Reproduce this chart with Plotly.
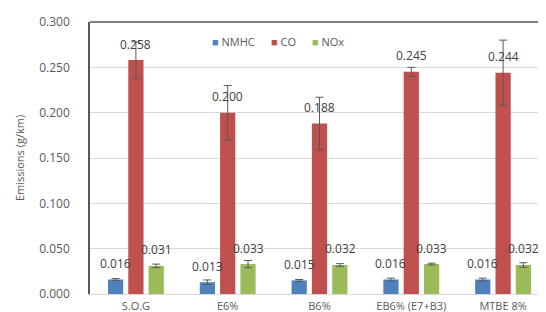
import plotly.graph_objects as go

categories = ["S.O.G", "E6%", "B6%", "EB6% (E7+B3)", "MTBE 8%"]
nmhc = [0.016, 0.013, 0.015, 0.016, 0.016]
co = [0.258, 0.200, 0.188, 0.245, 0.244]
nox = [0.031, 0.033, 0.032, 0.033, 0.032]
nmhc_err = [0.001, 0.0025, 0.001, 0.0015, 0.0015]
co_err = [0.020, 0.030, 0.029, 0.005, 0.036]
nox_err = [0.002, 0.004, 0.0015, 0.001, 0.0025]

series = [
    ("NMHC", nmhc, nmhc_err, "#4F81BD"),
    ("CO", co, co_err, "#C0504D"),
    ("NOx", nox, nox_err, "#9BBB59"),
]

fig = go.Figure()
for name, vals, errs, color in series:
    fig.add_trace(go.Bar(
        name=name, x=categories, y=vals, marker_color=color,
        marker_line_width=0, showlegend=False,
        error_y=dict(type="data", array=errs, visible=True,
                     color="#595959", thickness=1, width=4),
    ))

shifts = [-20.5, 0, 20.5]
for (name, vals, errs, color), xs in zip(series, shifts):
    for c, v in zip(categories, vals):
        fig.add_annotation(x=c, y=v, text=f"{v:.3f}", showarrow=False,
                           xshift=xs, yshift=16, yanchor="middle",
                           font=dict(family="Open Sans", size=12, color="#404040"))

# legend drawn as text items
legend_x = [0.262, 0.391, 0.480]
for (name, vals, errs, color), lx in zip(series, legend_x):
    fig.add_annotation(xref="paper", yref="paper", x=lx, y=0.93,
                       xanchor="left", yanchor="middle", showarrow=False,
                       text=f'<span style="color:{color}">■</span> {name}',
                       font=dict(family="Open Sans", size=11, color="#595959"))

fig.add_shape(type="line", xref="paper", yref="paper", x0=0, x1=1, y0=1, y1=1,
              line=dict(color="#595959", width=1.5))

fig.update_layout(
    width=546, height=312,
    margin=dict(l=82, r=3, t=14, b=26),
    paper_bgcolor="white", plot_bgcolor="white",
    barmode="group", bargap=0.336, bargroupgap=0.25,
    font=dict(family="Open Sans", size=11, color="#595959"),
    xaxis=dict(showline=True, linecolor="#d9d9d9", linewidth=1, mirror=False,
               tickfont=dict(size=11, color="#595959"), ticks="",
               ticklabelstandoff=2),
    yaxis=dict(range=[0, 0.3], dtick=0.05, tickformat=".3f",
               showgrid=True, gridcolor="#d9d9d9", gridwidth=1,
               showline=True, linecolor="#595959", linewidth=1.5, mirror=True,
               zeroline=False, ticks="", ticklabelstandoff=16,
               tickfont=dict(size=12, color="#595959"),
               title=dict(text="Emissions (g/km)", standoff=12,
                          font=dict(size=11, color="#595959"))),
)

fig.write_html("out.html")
--------------------------------------------------
*Directions for this task*
From the first line of the listing above, repeat every line through the one holding "nox_err = [0.002, 0.004, 0.0015, 0.001, 0.0025]". Both ends count, and pictures stay out.

*Result of the exercise*
Reproduce this chart with Plotly.
import plotly.graph_objects as go

categories = ["S.O.G", "E6%", "B6%", "EB6% (E7+B3)", "MTBE 8%"]
nmhc = [0.016, 0.013, 0.015, 0.016, 0.016]
co = [0.258, 0.200, 0.188, 0.245, 0.244]
nox = [0.031, 0.033, 0.032, 0.033, 0.032]
nmhc_err = [0.001, 0.0025, 0.001, 0.0015, 0.0015]
co_err = [0.020, 0.030, 0.029, 0.005, 0.036]
nox_err = [0.002, 0.004, 0.0015, 0.001, 0.0025]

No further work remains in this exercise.